An old story took on a new twist this month as a group of Chinese migrants protested outside a real estate development to demand payment of overdue wages. The difference this time: The protesters were children and they were successful.
Tourism company Xinhua Shizhaizi has handed over 14 million yuan ($2.2 million) to a court in southwestern China's Yunnan province to cover debts owned in connection with a real estate project in the scenic city of Dali, the state-run Xinhua news agency said Wednesday. Included in that sum is 8 million yuan in wages owed to 500 migrant workers involved in construction of the project, according to Xinhua.
The news comes roughly a week after local media reported 13 children, ranging in age from five to 20, had lined up outside a shopping and tourism complex in Dali known as Nanguo City, holding hand-written signs demanding the complex's developer pay their parents.
'My name is Gao Jia,' read the sign held by one little girl. 'I want to eat, to go to school, to drink milk, to eat cookies.'
The appearance of the children appears to struck a chord with China's sometimes jaded Internet users, prompting new interest in an issue that had fallen out of the headlines in recent years.

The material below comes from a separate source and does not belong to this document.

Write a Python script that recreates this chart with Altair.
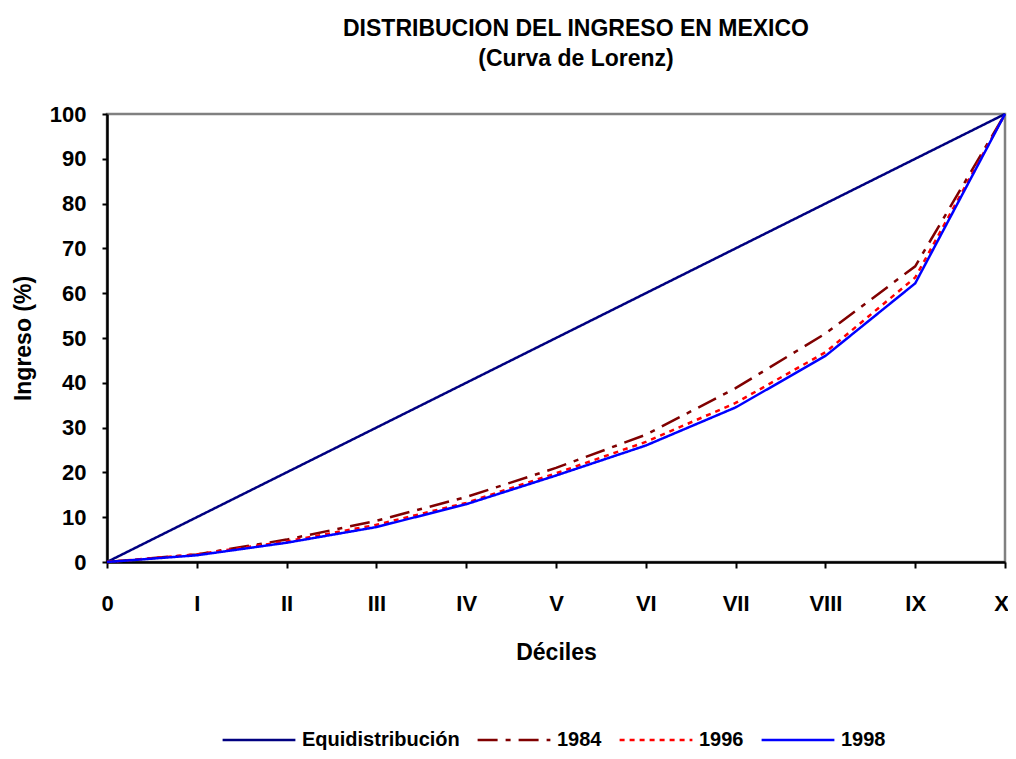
import altair as alt
import pandas as pd

# ---- data ----
decile_labels = ["0", "I", "II", "III", "IV", "V", "VI", "VII", "VIII", "IX", "X"]
deciles = list(range(11))
equi = [0, 10, 20, 30, 40, 50, 60, 70, 80, 90, 100]
y1984 = [0, 1.7, 5.0, 9.2, 14.5, 21.0, 28.4, 38.8, 51.0, 66.0, 100]
y1996 = [0, 1.7, 4.6, 8.3, 13.2, 19.8, 26.8, 35.5, 46.8, 63.5, 100]
y1998 = [0, 1.5, 4.3, 7.8, 12.9, 19.3, 26.0, 34.5, 46.0, 62.2, 100]
series_names = ["Equidistribución", "1984", "1996", "1998"]
y_ticks = [0, 10, 20, 30, 40, 50, 60, 70, 80, 90, 100]

# ---- styles ----
colors = ["#000080", "#800000", "#FF0000", "#0000FF"]
dashes = [[1, 0], [20, 8, 5, 8], [5, 5], [1, 0]]

rows = []
for name, vals in zip(series_names, [equi, y1984, y1996, y1998]):
    for d, v in zip(deciles, vals):
        rows.append({"serie": name, "decil": d, "ingreso": v})
df = pd.DataFrame(rows)

label_expr = "[" + ",".join("'" + s + "'" for s in decile_labels) + "][datum.value]"
FONT = "Liberation Sans"

legend = alt.Legend(
    title=None, orient="none", direction="horizontal", legendX=114, legendY=588,
    symbolType="stroke", symbolSize=5300, symbolStrokeWidth=2.5,
    labelFont=FONT, labelFontSize=20, labelFontWeight="bold", labelColor="black",
    labelOffset=5, columnPadding=12, labelLimit=300,
)

chart = alt.Chart(df).mark_line(strokeWidth=2.5).encode(
    x=alt.X("decil:Q",
            scale=alt.Scale(domain=[0, 10], nice=False),
            axis=alt.Axis(values=deciles, labelExpr=label_expr, title="Déciles",
                          tickSize=6, labelPadding=25, titlePadding=27,
                          labelOffset={"condition": {"test": "datum.value == 10", "value": -4}, "value": 0})),
    y=alt.Y("ingreso:Q",
            scale=alt.Scale(domain=[0, 100], nice=False),
            axis=alt.Axis(values=y_ticks, title="Ingreso (%)",
                          tickSize=5, labelPadding=16, titlePadding=14)),
    color=alt.Color("serie:N", scale=alt.Scale(domain=series_names, range=colors), legend=legend),
    strokeDash=alt.StrokeDash("serie:N", scale=alt.Scale(domain=series_names, range=dashes), legend=legend),
    order="decil:Q",
).properties(
    width=898, height=448,
    title=alt.TitleParams(
        ["DISTRIBUCION DEL INGRESO EN MEXICO", "(Curva de Lorenz)"],
        font=FONT, fontSize=23, fontWeight="bold", color="black",
        anchor="middle", lineHeight=30, offset=32, dx=20,
    ),
    autosize=alt.AutoSizeParams(type="none"),
    padding={"left": 99, "top": 106, "right": 3, "bottom": 188},
).configure(
    background="white",
).configure_view(
    stroke="#808080", strokeWidth=2.5,
).configure_axis(
    labelFont=FONT, labelFontSize=22, labelFontWeight="bold", labelColor="black",
    titleFont=FONT, titleFontSize=23, titleFontWeight="bold", titleColor="black",
    domainColor="black", domainWidth=2.5, tickColor="black", tickWidth=2,
    grid=False, labelFlush=False, labelOverlap=False,
)

chart.save("out.html", embed_options={"renderer": "svg", "actions": False})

Responsible for the actual work of building the country's shiny new urban skylines, China's migrant workers have long complained of exploitation at the hands of employers. Failure by real estate developers to pay migrant construction workers has led to a number of protests and worker suicides over the years. Though courts have sometimes sided with workers in wage disputes, labor experts say, they have little power to enforce their decision, particularly when developers are politically connected.
Public opinion appears to have made the difference in Dali, where Xinhua Shihaizi had been refusing to pay despite being ordered to settle its bills by a provincial court two months ago.
While conflicts over unpaid wages have become routine, the children's protest hovered near the top of Chinese search engine Baidu's trending topics list throughout the day on Friday and garnered widespread sympathy from Internet users.
'While [a lot of us] are living cotent and happy lives, there are millions out there with no food to eat, no milk to drink,' wrote one user of Sina Corp.'s Weibo microblogging service Weibo.
Not everyone was thrilled with the use of children, including a disapproving microblogger who asked: 'What kind of parent lets their five year-old demand their unpaid wages?'
Though the children undoubtedly made an impression, the workers' case may have been aided by anxious chatter in Beijing over the country's growing wealth gap. A blue book on the country's urbanization released last week by the Chinese Academy of Social Sciences noted that the divide between urban and rural incomes had widened 26% since 1997, with urban residents now making five times as much on average as their rural counterparts.
On Wednesday, state media quoted a report by the state-backed Center for Rural Studies as saying inequality in China was approaching 'danger' levels.
With developers feeling the squeeze from a tightening credit environment and curbs on speculation, Dali may not be the last place we see migrant children carrying protest signs on their parents' behalf.